Afghan refugees find hope in camps

Published January 1, 2002

Shamshatoo Refugee Camp, Pakistan

Everywhere you look in this refugee community, life is a brown monochrome.

The simple brown mud walls and mud houses rise from the brown earth, and brown dust swirls in the air, coating everything. It would look hopeless were it not for the occasional flashes of color, including the bright blue tent-like burkas of Afghan women walking to their homes.

Hope can also be seen in the white kite that 7-year-old Abdul Maruf flies above the brown village. The Maruf family left its drought-ravaged farm in the Afghan countryside a year ago, moving in with relatives outside Mazar-e-Sharif.

Maruf lives in Shamshatoo, a 2-year-old community of more than 75,000 Afghan refugees that sprawls over treeless hills an hour outside Peshawar in northwestern Pakistan.

It’s one of about 100 refugee camps in Pakistan. Some of them are old enough that they look like settled villages more than tent cities. Just down the road is Old Shamshatoo, an Afghan refugee settlement started more than 15 years ago.

Refugees came in waves

The more than two million Afghan refugees living in Pakistan arrived in several waves: fleeing the Soviet invasion in 1979, fleeing a brutal civil war after the Soviets withdrew a decade later, fleeing the Taliban who took power in 1996, fleeing a 3-year-old drought, and, most recently, fleeing the U.S. war against the Taliban and Osama bin Laden.

More than 100,000 new refugees have entered Pakistan since the U.S. bombing began on Oct. 7. No one knows the exact numbers. Although officially closed by Pakistani authorities, the porous border has hundreds of trails used by smugglers and drug traffickers. Refugees pass across easily.

Although Pakistan has long hosted the largest concentration of refugees in the world, the international community has been less than generous in lending a hand.

Donor fatigue

In 1981, when Afghanistan was at center stage in the Cold War, the United Nations High Commissioner for Refugees (UNHCR) spent $109 million for refugees here. In 2000, the total had dropped to barely $17 million. Donor fatigue combined with shifting geopolitical priorities left Pakistan almost alone with the burden of refugees, until Sept. 11 and the subsequent war thrust Afghan refugees back into the limelight.
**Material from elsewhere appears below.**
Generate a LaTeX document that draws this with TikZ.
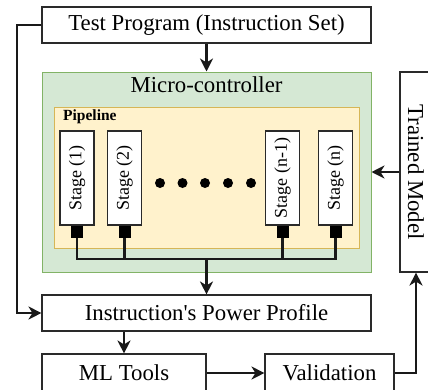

Many of the refugees are crowded into already packed Pakistani cities like Peshawar, where local residents complain about the social impact.

With Pakistan’s economy suffering hard times from canceled factory orders and reduced travel in the wake of the September terrorist attacks in the United States, the tension between the two nationalities has grown. Afghan refugees make handy scapegoats for local problems.

The Pakistani government is uncomfortable with the negative publicity being given to the refugee camps.

While journalists are reluctantly allowed into Shamshatoo, they are refused entry into Jalozai, an even more squalid camp for newly arrived refugees just a few kilometers down the road.

The government has also refused to let most nongovernmental organizations (NGOs) near Jalozai. Gul Wali, the coordinator of Catholic Relief Services in Peshawar, said government refugee officials argued to him that taking food aid to Jalozai residents “would be a disincentive to move.”

Pakistan wants UNHCR to relocate the people in Jalozai to a string of 11 camps in remote areas near the Afghan border. While the isolated camps will provide food and shelter to the refugees, what aid workers term a “pull factor,” the location will take the refugees away from day jobs and markets where they earn extra money.

And there will be no turning back. The trip to the new camps “is clearly a one-way ticket,” said Kjell Helge Godtfredsen, director of Norwegian Church Aid’s emergency program with Afghan refugees.

In the first week of the relocation campaign, 3,388 refugees accepted the UNHCR bus ride to Kotkai, the first of the new camps to be occupied. All the residents at Kotkai are ethnic Pashtuns, Afghanistan’s largest ethnic group.

By early December, the UNHCR had hoped to begin busing ethnic Tajiks, Hazaras and Uzbeks off to other new camps along the border.

The U.N. agency also wants to convince some of the so-called “invisible refugees” to take up its offer of relocation.

These are refugees who have recently entered the country secretly and live with relatives in Peshawar’s urban neighborhoods or hide out in one of the mud-walled family compounds inside Shamshatoo.

There are too many to be truly invisible, and yet the government has discouraged NGOs from getting involved in helping them. The UNHCR has insisted, however, and in late November launched a low-profile program to give one-time food assistance to 25,000 “invisibles” living in Peshawar.

In Quetta, 600 kilometers to the southwest of Peshawar, the government prohibits any support of unofficial new arrivals.